Empirical Studies on Quantum Optimization for Software Engineering: A Systematic Analysis
Man Zhang, Yuechen Li, Tao Yue, Kai-Yuan Cai
TL;DR
This paper addresses the need for rigorous empirical evaluation practices in quantum optimization for software engineering by systematically analyzing 76 primary studies from a recent SLR. It maps evaluation designs, hyperparameters, experimental settings, metrics, case studies, baselines, and artifact availability, revealing gaps in reporting (repetitions, shots, noise), lack of standardized metrics, and limited open artifacts. Key contributions include a detailed characterization of current practices, identification of gaps, and practical guidelines to strengthen future empirical studies, including advocating for open-source artifacts and standardized reporting of resource costs and experimental settings. The findings have practical impact by guiding researchers and practitioners toward fairer, more reproducible, and cost-aware assessments of quantum, quantum-inspired, and hybrid SE optimization approaches. Overall, this work lays an foundational reference for designing and conducting robust empirical evaluations in this emerging interdisciplinary area.
Abstract
In recent years, quantum, quantum-inspired, and hybrid algorithms are increasingly showing promise for solving software engineering optimization problems. However, best-intended practices for conducting empirical studies have not yet well established. In this paper, based on the primary studies identified from the latest systematic literature review on quantum optimization for software engineering problems, we conducted a systematic analysis on these studies from various aspects including experimental designs, hyperparameter settings, case studies, baselines, tooling, and metrics. We identify key gaps in the current practices such as limited reporting of the number of repetitions, number of shots, and inadequate consideration of noise handling, as well as a lack of standardized evaluation protocols such as the adoption of quality metrics, especially quantum-specific metrics.
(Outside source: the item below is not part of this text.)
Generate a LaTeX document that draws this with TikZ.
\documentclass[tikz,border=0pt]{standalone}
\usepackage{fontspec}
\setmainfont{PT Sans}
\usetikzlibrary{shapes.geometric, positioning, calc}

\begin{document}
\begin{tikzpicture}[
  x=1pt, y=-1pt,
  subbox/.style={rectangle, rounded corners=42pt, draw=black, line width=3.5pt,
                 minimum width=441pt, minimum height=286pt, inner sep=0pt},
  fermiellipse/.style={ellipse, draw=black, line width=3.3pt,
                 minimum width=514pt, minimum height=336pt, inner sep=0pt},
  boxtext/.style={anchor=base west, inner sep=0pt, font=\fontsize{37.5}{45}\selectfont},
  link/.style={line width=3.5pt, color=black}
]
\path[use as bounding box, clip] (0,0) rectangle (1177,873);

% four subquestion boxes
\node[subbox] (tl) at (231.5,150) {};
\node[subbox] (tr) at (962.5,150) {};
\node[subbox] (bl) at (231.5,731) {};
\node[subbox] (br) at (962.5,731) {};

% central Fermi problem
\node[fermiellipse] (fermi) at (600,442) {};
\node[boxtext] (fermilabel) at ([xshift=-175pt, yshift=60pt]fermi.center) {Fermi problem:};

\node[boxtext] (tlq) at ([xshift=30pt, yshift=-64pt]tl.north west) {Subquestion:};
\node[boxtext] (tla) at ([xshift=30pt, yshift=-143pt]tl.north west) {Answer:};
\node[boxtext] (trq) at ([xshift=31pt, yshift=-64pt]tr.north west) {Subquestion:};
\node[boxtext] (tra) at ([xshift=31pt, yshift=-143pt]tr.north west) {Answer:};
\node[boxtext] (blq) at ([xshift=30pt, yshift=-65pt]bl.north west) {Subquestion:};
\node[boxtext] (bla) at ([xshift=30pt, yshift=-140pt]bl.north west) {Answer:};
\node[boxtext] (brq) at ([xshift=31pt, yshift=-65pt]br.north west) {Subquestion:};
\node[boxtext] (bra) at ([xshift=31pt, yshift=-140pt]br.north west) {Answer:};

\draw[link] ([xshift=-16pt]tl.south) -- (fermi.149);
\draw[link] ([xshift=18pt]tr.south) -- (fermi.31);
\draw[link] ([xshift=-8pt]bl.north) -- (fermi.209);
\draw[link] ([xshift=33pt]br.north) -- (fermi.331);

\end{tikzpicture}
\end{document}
Based on our analysis, we provide insights for designing empirical studies and highlight the need for more real-world and open case studies to assess cost-effectiveness and practical utility of the three types of approaches: quantum-inspired, quantum, and hybrid. This study is intended to offer an overview of current practices and serve as an initial reference for designing and conducting empirical studies on evaluating and comparing quantum, quantum-inspired, and hybrid algorithms in solving optimization problems in software engineering.